→ What you will do:
Which lines contain the string "this"? Please list every one of them.

--- START ---

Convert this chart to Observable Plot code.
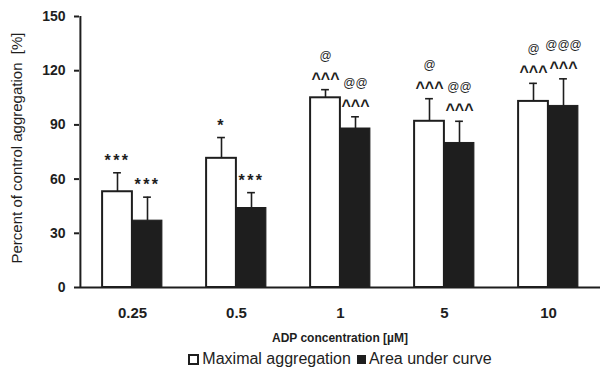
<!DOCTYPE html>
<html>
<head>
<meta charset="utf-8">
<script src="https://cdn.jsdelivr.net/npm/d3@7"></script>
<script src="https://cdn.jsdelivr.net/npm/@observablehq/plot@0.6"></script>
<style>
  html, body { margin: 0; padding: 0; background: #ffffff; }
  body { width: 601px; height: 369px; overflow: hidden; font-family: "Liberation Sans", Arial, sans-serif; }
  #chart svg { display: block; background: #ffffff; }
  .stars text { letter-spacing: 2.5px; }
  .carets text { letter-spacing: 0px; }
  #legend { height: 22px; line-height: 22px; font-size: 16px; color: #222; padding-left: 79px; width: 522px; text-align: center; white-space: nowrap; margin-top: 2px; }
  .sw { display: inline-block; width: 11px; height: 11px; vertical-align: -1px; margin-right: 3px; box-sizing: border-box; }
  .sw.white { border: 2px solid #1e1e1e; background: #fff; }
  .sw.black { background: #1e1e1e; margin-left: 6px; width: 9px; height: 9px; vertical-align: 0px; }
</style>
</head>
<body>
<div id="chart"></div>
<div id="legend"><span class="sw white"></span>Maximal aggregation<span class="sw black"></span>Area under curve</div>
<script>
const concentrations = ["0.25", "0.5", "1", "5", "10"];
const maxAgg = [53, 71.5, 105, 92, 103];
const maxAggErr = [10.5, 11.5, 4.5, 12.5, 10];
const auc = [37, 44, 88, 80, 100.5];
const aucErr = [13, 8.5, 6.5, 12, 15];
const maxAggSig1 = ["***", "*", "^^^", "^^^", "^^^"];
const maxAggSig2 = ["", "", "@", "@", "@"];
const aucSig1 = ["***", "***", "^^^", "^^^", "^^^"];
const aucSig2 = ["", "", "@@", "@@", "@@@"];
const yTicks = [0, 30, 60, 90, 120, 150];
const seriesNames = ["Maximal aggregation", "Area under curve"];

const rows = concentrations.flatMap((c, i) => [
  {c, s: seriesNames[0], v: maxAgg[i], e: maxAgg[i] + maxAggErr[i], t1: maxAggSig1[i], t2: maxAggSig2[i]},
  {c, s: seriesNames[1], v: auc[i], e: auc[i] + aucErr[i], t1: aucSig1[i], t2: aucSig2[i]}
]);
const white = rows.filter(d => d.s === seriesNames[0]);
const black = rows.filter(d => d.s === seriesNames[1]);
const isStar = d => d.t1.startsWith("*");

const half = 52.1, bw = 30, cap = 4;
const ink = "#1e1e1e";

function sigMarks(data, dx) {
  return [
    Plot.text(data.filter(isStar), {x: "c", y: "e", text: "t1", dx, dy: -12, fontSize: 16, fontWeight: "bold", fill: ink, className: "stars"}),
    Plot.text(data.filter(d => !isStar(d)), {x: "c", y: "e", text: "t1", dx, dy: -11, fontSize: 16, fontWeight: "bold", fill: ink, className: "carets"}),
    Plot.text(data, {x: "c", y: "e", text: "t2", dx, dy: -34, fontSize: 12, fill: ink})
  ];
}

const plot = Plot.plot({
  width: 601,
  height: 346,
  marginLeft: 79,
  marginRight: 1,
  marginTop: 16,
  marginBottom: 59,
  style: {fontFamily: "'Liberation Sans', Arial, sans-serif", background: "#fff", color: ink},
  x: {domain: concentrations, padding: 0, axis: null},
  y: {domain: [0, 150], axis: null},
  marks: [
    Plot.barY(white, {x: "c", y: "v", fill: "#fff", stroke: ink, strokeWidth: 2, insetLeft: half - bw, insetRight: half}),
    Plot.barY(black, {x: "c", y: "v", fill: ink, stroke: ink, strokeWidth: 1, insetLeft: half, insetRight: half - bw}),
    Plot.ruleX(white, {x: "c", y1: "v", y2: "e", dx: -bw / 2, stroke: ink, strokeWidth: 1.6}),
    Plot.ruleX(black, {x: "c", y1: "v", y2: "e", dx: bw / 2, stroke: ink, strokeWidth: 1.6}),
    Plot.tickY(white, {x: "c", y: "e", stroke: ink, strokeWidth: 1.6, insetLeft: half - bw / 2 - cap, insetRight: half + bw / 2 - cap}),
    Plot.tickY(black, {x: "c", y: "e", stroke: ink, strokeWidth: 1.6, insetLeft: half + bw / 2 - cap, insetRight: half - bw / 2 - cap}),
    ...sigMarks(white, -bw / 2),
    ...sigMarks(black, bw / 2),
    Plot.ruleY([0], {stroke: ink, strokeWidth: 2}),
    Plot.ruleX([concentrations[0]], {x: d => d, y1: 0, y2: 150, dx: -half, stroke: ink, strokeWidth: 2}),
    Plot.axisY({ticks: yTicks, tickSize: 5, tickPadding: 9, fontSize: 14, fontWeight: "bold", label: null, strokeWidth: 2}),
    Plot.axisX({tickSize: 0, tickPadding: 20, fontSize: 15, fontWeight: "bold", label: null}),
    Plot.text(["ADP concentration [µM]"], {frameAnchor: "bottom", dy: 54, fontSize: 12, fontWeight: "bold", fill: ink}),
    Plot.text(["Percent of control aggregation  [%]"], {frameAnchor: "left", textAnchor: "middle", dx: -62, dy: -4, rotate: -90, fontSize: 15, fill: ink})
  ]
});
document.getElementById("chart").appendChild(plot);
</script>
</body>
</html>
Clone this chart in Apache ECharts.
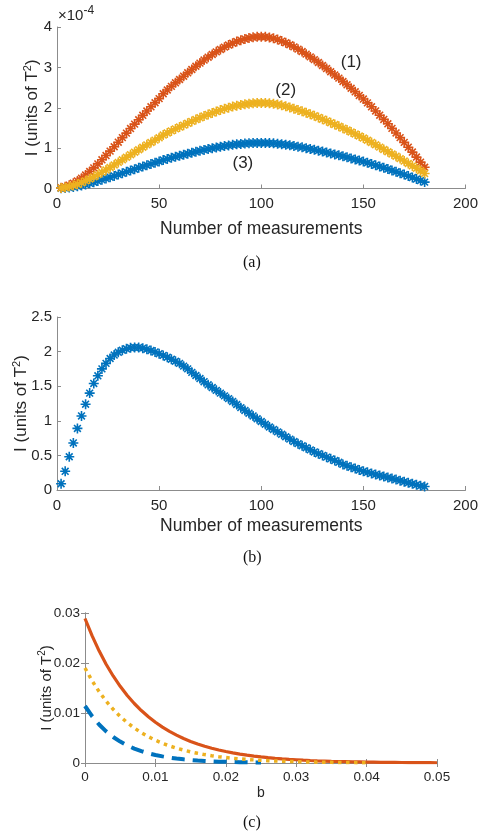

--- END ---

→ Result of the exercise:
Convert this chart to Observable Plot code.
Clone this chart in Apache ECharts.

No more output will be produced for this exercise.